**Listing**
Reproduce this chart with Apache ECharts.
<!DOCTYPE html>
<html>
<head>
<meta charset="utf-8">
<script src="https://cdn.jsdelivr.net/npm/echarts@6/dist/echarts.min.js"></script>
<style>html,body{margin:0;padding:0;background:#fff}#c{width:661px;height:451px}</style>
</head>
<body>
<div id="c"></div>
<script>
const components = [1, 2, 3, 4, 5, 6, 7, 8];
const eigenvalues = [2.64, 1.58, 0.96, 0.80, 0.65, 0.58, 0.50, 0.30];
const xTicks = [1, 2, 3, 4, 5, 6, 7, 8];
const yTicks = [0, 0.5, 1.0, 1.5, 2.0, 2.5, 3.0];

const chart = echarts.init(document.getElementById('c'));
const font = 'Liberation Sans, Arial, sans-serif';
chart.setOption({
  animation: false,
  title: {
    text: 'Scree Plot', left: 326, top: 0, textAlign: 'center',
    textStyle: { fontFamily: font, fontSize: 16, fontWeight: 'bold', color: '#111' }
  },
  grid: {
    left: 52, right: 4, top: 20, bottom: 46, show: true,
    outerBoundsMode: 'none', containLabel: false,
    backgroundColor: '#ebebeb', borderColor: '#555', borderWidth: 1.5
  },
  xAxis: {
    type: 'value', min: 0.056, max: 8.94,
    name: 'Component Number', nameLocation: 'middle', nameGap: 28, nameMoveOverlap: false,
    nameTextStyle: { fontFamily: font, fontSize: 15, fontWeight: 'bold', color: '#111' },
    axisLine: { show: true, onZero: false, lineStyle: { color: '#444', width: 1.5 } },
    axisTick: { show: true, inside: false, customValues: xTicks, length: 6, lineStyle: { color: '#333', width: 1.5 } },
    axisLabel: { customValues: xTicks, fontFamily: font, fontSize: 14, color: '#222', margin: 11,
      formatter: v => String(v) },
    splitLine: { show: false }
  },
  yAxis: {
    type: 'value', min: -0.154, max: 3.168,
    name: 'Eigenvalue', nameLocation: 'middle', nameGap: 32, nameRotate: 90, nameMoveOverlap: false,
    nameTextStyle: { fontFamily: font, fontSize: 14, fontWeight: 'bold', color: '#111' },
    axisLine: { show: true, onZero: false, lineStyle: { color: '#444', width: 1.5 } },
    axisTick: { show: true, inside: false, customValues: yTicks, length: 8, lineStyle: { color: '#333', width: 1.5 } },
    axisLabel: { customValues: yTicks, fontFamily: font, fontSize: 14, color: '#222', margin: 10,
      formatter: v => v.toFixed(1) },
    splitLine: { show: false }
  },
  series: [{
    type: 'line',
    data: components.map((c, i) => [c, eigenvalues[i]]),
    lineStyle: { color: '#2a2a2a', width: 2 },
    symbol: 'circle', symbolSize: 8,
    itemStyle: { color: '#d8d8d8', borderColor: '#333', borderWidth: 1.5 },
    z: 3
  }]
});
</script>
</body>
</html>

---

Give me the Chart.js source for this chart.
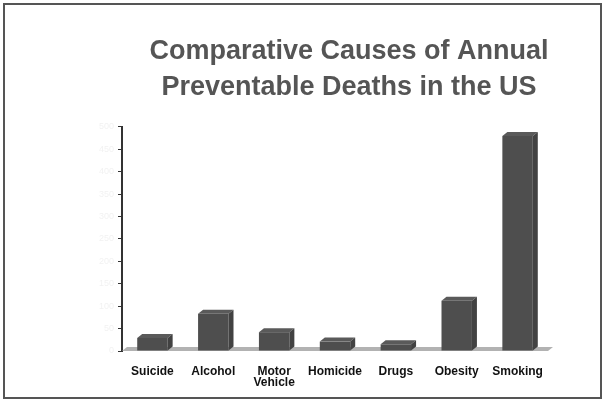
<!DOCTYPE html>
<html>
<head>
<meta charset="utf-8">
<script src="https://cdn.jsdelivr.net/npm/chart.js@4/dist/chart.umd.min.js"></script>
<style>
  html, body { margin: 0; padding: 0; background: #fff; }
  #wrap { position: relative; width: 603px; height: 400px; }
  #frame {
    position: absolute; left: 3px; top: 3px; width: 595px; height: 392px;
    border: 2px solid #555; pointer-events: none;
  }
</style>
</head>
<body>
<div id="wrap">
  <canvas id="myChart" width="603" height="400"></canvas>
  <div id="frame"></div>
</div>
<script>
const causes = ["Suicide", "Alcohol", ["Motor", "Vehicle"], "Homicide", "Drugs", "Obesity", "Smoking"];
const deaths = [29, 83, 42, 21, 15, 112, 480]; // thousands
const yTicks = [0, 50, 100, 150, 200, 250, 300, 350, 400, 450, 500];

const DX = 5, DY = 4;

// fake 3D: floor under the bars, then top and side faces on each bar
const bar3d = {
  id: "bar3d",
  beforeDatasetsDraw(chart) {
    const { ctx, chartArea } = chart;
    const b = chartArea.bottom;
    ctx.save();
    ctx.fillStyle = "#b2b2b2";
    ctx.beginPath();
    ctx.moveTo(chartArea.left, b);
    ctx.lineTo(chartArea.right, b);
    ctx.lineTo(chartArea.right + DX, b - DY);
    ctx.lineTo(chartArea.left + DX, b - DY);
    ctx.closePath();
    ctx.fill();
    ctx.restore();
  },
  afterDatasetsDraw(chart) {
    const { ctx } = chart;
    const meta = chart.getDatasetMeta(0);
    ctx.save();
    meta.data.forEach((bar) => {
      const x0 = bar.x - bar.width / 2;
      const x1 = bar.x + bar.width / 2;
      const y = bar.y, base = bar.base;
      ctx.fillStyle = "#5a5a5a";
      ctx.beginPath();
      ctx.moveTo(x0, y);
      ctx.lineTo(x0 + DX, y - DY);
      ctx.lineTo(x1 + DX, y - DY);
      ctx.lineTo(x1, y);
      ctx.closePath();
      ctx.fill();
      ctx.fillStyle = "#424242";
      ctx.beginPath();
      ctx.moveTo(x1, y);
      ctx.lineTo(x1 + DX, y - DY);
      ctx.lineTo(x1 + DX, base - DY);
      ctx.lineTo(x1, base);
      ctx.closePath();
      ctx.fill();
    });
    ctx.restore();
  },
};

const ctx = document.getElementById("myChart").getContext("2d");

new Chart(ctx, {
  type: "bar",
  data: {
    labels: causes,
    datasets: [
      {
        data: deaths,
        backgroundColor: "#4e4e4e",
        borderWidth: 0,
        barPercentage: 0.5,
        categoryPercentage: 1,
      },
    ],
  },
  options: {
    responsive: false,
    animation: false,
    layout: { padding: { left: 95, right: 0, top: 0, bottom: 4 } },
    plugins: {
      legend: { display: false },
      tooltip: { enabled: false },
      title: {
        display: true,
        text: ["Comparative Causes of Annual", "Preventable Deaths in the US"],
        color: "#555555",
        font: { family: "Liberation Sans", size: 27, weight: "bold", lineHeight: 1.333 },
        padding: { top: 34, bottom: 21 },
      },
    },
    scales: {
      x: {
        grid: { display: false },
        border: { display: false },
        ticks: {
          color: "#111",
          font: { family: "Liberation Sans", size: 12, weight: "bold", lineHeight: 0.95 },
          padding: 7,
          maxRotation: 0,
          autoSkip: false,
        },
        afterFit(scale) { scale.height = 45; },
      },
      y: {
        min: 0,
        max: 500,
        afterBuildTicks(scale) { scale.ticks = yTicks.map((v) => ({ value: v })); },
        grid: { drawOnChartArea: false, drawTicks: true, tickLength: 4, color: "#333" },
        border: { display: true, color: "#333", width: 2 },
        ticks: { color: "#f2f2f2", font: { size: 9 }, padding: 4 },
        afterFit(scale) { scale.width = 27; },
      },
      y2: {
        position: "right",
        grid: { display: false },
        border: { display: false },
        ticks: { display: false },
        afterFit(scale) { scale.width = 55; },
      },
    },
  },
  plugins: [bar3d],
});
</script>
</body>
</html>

* * *

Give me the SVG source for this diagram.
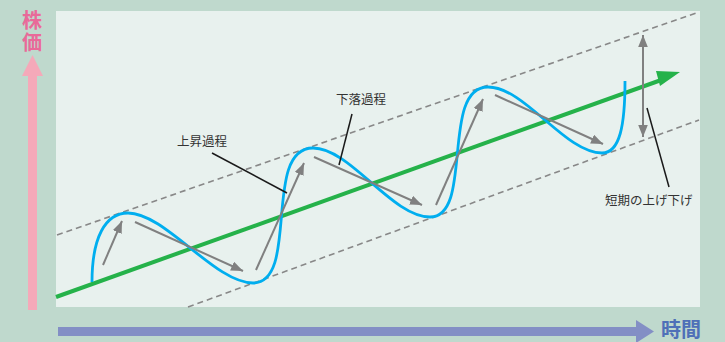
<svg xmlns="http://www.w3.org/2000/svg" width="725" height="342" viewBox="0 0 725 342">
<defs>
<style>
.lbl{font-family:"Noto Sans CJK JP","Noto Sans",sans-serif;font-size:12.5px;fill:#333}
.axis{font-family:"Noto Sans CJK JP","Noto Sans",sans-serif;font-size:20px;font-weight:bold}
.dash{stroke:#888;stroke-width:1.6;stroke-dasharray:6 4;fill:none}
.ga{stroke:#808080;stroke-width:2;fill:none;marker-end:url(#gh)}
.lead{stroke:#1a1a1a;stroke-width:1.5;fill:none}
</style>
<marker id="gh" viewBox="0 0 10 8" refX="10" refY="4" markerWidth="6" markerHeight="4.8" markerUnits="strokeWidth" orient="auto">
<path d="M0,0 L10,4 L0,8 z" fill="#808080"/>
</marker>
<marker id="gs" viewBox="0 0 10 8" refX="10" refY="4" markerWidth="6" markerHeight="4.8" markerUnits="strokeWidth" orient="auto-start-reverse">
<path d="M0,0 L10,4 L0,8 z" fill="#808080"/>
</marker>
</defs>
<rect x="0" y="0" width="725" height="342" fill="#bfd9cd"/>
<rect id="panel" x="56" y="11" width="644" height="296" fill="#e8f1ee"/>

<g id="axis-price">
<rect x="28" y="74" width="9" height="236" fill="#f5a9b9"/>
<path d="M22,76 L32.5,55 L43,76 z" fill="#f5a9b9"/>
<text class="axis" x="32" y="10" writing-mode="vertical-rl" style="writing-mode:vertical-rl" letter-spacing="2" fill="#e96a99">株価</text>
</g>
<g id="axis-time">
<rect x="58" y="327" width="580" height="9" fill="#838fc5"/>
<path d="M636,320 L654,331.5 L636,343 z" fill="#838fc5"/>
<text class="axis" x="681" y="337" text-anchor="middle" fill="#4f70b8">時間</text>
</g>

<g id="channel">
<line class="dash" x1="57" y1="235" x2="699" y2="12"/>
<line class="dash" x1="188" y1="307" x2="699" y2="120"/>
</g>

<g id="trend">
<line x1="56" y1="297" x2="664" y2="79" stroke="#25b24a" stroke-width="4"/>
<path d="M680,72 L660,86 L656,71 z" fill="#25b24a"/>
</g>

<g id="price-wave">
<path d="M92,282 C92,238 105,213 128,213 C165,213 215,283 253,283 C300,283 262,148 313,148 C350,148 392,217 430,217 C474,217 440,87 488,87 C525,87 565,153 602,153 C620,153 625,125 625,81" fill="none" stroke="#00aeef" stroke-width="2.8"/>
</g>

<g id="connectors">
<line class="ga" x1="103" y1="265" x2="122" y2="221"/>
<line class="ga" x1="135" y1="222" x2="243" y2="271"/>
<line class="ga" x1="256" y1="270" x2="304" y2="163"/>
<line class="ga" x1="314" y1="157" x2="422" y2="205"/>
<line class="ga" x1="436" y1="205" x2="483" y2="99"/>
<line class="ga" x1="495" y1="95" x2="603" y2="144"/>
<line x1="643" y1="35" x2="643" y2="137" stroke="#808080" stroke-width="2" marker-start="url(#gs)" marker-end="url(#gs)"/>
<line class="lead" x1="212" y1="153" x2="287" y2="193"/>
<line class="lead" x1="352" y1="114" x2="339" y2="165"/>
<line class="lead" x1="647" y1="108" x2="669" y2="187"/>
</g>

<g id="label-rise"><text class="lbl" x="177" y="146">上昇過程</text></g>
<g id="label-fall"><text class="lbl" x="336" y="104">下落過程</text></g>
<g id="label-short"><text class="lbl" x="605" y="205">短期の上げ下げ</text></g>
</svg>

**Task objective**
Begin with the line that contains "Give me the Chart.js source for this chart." and end with the line that contains "const DX = 5, DY = 4;"; write out both and all lines between exactly, but no pictures.

**Solution to this task**
Give me the Chart.js source for this chart.
<!DOCTYPE html>
<html>
<head>
<meta charset="utf-8">
<script src="https://cdn.jsdelivr.net/npm/chart.js@4/dist/chart.umd.min.js"></script>
<style>
  html, body { margin: 0; padding: 0; background: #fff; }
  #wrap { position: relative; width: 603px; height: 400px; }
  #frame {
    position: absolute; left: 3px; top: 3px; width: 595px; height: 392px;
    border: 2px solid #555; pointer-events: none;
  }
</style>
</head>
<body>
<div id="wrap">
  <canvas id="myChart" width="603" height="400"></canvas>
  <div id="frame"></div>
</div>
<script>
const causes = ["Suicide", "Alcohol", ["Motor", "Vehicle"], "Homicide", "Drugs", "Obesity", "Smoking"];
const deaths = [29, 83, 42, 21, 15, 112, 480]; // thousands
const yTicks = [0, 50, 100, 150, 200, 250, 300, 350, 400, 450, 500];

const DX = 5, DY = 4;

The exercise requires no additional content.